▶ **Given data**
+ + + +
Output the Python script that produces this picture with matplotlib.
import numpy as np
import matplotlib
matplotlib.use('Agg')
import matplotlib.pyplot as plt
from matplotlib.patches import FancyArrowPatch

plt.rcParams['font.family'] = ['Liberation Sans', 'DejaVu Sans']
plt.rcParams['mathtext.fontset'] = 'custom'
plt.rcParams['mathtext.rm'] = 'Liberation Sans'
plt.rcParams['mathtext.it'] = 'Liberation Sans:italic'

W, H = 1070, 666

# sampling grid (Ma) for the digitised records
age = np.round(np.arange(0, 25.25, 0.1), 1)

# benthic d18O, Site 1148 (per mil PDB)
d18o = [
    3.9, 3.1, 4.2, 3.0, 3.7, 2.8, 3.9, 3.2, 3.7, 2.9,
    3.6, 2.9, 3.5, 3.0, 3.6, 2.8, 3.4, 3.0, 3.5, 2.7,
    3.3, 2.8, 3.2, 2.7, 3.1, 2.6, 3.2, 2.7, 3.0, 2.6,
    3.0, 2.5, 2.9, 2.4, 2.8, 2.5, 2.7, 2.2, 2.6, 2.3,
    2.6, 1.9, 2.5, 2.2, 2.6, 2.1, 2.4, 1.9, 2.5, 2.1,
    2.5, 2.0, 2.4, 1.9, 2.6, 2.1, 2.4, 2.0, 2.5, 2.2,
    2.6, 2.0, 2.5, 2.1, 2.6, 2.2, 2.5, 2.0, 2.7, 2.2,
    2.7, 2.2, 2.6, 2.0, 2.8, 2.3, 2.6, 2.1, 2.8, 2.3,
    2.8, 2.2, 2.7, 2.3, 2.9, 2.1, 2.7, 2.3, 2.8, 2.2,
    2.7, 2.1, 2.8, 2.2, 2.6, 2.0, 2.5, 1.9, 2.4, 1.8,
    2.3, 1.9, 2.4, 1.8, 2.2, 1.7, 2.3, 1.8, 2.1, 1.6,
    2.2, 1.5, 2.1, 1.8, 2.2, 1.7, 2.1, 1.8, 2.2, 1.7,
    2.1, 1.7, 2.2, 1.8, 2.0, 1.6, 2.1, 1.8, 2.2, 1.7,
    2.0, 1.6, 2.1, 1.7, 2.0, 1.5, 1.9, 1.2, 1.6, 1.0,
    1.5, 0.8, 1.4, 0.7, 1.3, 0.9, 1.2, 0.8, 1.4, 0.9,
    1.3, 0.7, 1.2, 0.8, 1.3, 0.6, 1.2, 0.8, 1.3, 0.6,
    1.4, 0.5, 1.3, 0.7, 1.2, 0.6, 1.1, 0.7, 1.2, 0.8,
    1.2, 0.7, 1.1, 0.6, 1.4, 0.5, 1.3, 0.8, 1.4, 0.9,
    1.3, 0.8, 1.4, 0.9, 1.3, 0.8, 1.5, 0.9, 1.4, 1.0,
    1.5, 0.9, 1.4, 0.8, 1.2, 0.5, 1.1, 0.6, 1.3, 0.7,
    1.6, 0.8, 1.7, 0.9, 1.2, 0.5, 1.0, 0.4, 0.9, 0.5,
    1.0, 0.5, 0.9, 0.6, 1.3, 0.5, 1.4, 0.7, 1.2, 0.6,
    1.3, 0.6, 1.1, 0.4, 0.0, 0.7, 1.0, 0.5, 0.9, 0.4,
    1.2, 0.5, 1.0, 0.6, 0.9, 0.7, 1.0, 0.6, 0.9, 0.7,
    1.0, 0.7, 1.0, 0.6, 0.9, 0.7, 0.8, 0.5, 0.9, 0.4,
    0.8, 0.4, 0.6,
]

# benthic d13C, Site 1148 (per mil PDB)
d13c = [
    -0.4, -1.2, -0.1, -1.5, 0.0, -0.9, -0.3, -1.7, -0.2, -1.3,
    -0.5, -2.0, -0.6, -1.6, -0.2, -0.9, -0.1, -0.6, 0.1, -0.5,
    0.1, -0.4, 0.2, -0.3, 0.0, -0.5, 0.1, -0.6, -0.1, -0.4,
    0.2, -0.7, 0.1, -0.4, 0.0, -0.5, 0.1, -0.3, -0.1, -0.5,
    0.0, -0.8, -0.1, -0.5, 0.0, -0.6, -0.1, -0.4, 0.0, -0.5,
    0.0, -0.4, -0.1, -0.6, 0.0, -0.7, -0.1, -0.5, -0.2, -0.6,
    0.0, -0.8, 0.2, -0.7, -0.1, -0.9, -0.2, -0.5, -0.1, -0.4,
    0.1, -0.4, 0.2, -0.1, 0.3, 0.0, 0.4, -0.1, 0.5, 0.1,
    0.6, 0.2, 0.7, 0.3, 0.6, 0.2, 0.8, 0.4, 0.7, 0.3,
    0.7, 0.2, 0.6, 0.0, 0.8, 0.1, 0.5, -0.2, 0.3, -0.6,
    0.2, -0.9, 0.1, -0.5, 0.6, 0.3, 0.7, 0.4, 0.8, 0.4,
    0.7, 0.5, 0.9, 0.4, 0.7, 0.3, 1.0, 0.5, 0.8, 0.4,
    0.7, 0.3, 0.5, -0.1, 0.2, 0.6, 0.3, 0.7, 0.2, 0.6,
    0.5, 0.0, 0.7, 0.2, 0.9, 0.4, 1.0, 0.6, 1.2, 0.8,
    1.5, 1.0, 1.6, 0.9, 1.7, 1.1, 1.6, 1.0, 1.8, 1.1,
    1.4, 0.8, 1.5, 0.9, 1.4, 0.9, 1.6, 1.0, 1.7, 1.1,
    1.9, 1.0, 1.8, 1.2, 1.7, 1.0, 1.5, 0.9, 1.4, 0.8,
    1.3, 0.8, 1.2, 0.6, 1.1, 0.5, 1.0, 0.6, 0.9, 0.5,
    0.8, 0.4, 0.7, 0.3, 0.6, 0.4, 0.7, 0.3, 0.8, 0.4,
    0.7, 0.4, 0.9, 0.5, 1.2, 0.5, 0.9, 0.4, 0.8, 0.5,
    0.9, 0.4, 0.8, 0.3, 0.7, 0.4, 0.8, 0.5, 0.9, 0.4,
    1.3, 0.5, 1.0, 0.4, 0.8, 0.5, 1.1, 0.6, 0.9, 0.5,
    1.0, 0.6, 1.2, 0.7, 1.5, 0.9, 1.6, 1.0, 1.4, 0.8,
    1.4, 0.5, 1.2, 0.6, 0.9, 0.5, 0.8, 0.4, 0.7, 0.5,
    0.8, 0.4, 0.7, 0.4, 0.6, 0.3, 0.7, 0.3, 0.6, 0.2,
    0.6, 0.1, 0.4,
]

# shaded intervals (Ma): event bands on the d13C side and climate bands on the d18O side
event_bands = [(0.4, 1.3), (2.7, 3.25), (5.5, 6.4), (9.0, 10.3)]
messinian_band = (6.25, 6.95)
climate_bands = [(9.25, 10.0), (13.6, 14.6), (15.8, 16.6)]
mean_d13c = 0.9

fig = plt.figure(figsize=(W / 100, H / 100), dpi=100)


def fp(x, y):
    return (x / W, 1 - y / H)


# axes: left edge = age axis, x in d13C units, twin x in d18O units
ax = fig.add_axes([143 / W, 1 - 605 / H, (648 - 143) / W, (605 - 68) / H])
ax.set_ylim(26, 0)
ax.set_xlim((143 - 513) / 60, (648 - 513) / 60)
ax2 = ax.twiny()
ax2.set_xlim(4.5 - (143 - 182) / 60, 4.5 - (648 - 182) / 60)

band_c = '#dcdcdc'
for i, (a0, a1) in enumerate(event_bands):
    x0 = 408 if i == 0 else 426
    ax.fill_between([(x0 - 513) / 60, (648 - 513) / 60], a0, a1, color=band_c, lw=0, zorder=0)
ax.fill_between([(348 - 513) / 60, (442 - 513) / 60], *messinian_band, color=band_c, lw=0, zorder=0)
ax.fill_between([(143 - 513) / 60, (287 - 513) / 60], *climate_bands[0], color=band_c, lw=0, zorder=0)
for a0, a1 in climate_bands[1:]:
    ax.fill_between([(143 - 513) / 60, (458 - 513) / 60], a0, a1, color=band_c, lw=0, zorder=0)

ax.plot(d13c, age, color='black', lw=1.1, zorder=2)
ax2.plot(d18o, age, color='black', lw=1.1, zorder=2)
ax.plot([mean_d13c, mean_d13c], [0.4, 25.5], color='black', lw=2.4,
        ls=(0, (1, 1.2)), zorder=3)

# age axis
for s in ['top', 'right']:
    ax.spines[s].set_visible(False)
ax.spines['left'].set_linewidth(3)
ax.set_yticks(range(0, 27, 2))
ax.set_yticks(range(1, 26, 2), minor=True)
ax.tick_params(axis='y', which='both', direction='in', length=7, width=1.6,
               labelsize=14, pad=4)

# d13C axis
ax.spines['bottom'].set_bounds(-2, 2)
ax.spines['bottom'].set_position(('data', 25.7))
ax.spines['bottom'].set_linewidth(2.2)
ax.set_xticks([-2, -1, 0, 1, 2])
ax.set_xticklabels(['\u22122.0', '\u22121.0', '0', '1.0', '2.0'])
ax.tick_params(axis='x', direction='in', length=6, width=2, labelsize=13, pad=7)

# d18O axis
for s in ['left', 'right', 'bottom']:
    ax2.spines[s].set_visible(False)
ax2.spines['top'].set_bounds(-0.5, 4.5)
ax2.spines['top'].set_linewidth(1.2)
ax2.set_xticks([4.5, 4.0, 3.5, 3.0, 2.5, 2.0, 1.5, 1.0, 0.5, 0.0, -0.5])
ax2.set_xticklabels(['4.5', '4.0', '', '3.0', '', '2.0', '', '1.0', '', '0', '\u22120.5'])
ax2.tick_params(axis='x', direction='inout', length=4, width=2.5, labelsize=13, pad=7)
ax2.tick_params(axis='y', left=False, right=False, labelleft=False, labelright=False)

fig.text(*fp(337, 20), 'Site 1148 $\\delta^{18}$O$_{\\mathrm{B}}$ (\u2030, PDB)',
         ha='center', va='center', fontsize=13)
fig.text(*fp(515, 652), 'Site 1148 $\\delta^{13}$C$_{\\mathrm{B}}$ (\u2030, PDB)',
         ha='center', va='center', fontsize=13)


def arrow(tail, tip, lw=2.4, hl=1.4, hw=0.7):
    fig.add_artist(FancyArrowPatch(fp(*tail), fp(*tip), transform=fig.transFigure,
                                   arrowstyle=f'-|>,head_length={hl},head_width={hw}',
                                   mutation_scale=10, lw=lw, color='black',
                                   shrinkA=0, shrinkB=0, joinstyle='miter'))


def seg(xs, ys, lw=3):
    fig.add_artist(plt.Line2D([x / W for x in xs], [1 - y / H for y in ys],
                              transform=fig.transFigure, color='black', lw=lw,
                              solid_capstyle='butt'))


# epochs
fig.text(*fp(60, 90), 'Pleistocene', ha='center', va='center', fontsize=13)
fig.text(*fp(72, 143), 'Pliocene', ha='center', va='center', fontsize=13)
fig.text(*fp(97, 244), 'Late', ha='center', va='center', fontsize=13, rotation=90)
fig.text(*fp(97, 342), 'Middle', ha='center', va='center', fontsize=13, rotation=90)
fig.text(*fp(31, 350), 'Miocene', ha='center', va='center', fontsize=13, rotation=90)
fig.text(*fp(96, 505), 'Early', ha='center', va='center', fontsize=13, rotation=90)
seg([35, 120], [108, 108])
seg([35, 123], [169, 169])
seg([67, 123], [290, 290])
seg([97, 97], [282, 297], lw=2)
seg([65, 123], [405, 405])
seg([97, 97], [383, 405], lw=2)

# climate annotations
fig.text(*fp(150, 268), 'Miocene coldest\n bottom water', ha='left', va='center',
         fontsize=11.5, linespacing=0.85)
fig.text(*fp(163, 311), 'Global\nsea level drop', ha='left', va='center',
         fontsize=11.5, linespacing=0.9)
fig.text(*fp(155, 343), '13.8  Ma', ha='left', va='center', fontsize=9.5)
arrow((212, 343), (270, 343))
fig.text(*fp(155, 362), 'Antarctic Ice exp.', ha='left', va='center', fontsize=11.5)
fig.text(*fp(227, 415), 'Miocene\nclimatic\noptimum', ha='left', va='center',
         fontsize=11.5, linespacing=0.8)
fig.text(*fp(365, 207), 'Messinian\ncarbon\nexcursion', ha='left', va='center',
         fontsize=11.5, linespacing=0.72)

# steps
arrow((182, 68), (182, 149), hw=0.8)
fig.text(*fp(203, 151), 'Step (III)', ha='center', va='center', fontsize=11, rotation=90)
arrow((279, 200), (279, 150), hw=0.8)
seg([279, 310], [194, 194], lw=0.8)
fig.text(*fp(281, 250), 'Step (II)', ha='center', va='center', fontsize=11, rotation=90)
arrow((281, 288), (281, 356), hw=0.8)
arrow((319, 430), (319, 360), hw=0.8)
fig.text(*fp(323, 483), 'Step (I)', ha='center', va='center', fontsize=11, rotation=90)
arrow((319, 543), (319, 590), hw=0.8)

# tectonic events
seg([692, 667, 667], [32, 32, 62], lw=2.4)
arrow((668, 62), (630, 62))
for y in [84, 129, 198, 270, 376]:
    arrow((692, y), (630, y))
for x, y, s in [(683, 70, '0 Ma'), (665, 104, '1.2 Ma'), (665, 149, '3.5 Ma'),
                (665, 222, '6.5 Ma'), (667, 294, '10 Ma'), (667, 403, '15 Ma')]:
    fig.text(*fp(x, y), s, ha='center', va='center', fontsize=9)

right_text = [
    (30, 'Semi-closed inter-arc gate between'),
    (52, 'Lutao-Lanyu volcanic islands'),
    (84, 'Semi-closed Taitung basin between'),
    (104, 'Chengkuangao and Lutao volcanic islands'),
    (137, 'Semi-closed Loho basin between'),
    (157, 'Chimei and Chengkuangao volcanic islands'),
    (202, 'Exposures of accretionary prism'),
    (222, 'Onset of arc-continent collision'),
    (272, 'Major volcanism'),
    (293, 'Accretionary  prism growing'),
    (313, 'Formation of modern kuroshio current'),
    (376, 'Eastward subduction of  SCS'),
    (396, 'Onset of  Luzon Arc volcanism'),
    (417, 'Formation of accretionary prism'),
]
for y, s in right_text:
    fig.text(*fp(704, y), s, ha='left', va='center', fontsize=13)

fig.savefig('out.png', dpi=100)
+ + + +
Write out exactly, please, the lines beginning at the start of the material and ending with the line that holds "from matplotlib.patches import", both included.

Output the Python script that produces this picture with matplotlib.
import numpy as np
import matplotlib
matplotlib.use('Agg')
import matplotlib.pyplot as plt
from matplotlib.patches import FancyArrowPatch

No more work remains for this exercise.